In the absence of clear guidance from the SBA, panicked business owners swap updates and rumors on Facebook and Reddit. On Twitter, disgruntled applicants have started a hashtag calling the program a hoax.
For Dave Evasew, the week and a half since he applied has brought difficult decisions, heated phone calls, and hours spent waiting on hold.
His dance and gymnastics center has been shut since the second week of March, when Montgomery County had the highest number of confirmed COVID-19 cases in the state. Nonessential businesses there were urged to close even before Gov. Tom Wolf issued his statewide shutdown order the following week.
Evasew applied for a disaster loan on March 20. After the stimulus bill created the forgivable advances, he applied for one the day the program launched.
That was last Monday, when Evasew said an SBA agent told him to keep checking his bank account: The advance could arrive at any time. When he called again on Thursday, another agent told him it would arrive the following Monday. On Tuesday, he said, an SBA supervisor told him that agents aren’t supposed to give applicants estimated timeframes at all.
He still hasn’t received any of the money.

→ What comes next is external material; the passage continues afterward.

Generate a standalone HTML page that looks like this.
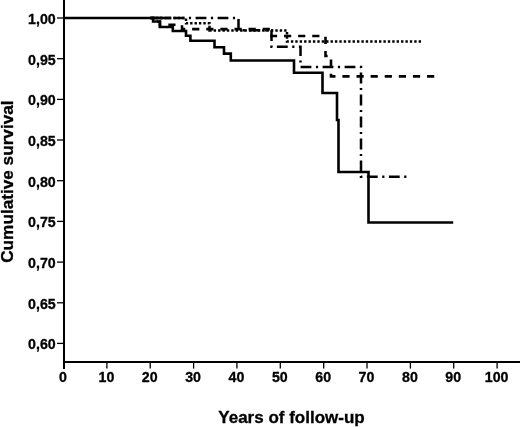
<!DOCTYPE html>
<html><head><meta charset="utf-8"><style>
html,body{margin:0;padding:0;background:#fff;}
svg{display:block;}
.t{font-family:"Liberation Sans",Arial,sans-serif;font-weight:bold;font-size:14.2px;fill:#000;stroke:#000;stroke-width:0.3px;}
.ti{font-family:"Liberation Sans",Arial,sans-serif;font-weight:bold;font-size:17px;fill:#000;stroke:#000;stroke-width:0.3px;}
</style></head><body>
<svg width="520" height="427" viewBox="0 0 520 427">
<rect x="0" y="0" width="520" height="427" fill="#fff"/>
<rect x="63" y="0" width="2" height="369" fill="#000"/>
<rect x="63" y="361" width="457" height="2" fill="#000"/>
<line x1="57" y1="18.0" x2="63" y2="18.0" stroke="#000" stroke-width="1.3"/>
<text x="55.7" y="24.0" text-anchor="end" class="t">1,00</text>
<line x1="57" y1="58.7" x2="63" y2="58.7" stroke="#000" stroke-width="1.3"/>
<text x="55.7" y="64.7" text-anchor="end" class="t">0,95</text>
<line x1="57" y1="99.4" x2="63" y2="99.4" stroke="#000" stroke-width="1.3"/>
<text x="55.7" y="105.4" text-anchor="end" class="t">0,90</text>
<line x1="57" y1="140.0" x2="63" y2="140.0" stroke="#000" stroke-width="1.3"/>
<text x="55.7" y="146.0" text-anchor="end" class="t">0,85</text>
<line x1="57" y1="180.7" x2="63" y2="180.7" stroke="#000" stroke-width="1.3"/>
<text x="55.7" y="186.7" text-anchor="end" class="t">0,80</text>
<line x1="57" y1="221.4" x2="63" y2="221.4" stroke="#000" stroke-width="1.3"/>
<text x="55.7" y="227.4" text-anchor="end" class="t">0,75</text>
<line x1="57" y1="262.1" x2="63" y2="262.1" stroke="#000" stroke-width="1.3"/>
<text x="55.7" y="268.1" text-anchor="end" class="t">0,70</text>
<line x1="57" y1="302.8" x2="63" y2="302.8" stroke="#000" stroke-width="1.3"/>
<text x="55.7" y="308.8" text-anchor="end" class="t">0,65</text>
<line x1="57" y1="343.4" x2="63" y2="343.4" stroke="#000" stroke-width="1.3"/>
<text x="55.7" y="349.4" text-anchor="end" class="t">0,60</text>
<line x1="106.9" y1="362" x2="106.9" y2="368.6" stroke="#000" stroke-width="1.3"/>
<line x1="150.2" y1="362" x2="150.2" y2="368.6" stroke="#000" stroke-width="1.3"/>
<line x1="193.6" y1="362" x2="193.6" y2="368.6" stroke="#000" stroke-width="1.3"/>
<line x1="236.9" y1="362" x2="236.9" y2="368.6" stroke="#000" stroke-width="1.3"/>
<line x1="280.3" y1="362" x2="280.3" y2="368.6" stroke="#000" stroke-width="1.3"/>
<line x1="323.7" y1="362" x2="323.7" y2="368.6" stroke="#000" stroke-width="1.3"/>
<line x1="367.0" y1="362" x2="367.0" y2="368.6" stroke="#000" stroke-width="1.3"/>
<line x1="410.4" y1="362" x2="410.4" y2="368.6" stroke="#000" stroke-width="1.3"/>
<line x1="453.7" y1="362" x2="453.7" y2="368.6" stroke="#000" stroke-width="1.3"/>
<line x1="497.1" y1="362" x2="497.1" y2="368.6" stroke="#000" stroke-width="1.3"/>
<text x="63.0" y="382.2" text-anchor="middle" class="t">0</text>
<text x="106.4" y="382.2" text-anchor="middle" class="t">10</text>
<text x="149.7" y="382.2" text-anchor="middle" class="t">20</text>
<text x="193.1" y="382.2" text-anchor="middle" class="t">30</text>
<text x="236.4" y="382.2" text-anchor="middle" class="t">40</text>
<text x="279.8" y="382.2" text-anchor="middle" class="t">50</text>
<text x="323.2" y="382.2" text-anchor="middle" class="t">60</text>
<text x="366.5" y="382.2" text-anchor="middle" class="t">70</text>
<text x="409.9" y="382.2" text-anchor="middle" class="t">80</text>
<text x="453.2" y="382.2" text-anchor="middle" class="t">90</text>
<text x="496.6" y="382.2" text-anchor="middle" class="t">100</text>
<text x="291.5" y="422.5" text-anchor="middle" class="ti">Years of follow-up</text>
<text transform="translate(13.3,181.6) rotate(-90)" text-anchor="middle" class="ti" style="font-size:17.2px">Cumulative survival</text>
<path d="M150,18 H153 V21.7 H160 V24.7 H182 V29.1 H271.5 V36 H325.5 V56 H331 V76.4 H435" fill="none" stroke="#000" stroke-width="2.6" stroke-dasharray="7.2 6.91" stroke-dashoffset="3.2"/>
<path d="M150,18 H186 V23.2 H209.5 V30.5 H287 V41.4 H421.5" fill="none" stroke="#000" stroke-width="2.5" stroke-dasharray="2.4 2.006" stroke-dashoffset="3.156"/>
<path d="M150,18 H238.5 V30.2 H271.5 V46.7 H300.5 V67 H361 V176.7 H407" fill="none" stroke="#000" stroke-width="2.5" stroke-dasharray="10.8 4.5 2.2 4.5" stroke-dashoffset="20.4"/>
<line x1="150" y1="18" x2="171.2" y2="18" stroke="#000" stroke-width="2.6"/>
<path d="M64,18 H153.1 V21.5 H159.8 V27 H172.8 V31.0 H186.0 V35.8 H190.4 V40.8 H214.5 V47.3 H224 V53.6 H230.8 V60.5 H294 V72.8 H322.5 V93 H337 V120 H338.5 V172 H368.5 V222.5 H453.2" fill="none" stroke="#000" stroke-width="2.6"/>
</svg>
</body></html>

Evasew had been counting on the advance to cover last month’s payroll. Now, he said, those checks will bounce.
“I would have made my decisions differently if people had told me the truth from the beginning,” Evasew said.
Earlier this week, growing increasingly desperate, he contacted his congresswoman, Democratic Rep. Madeleine Dean, asking for help.
In response, he got an email from a staffer, noting that their office has received several similar requests. The rollout of the program, the staffer wrote, has been “at best, abysmal.”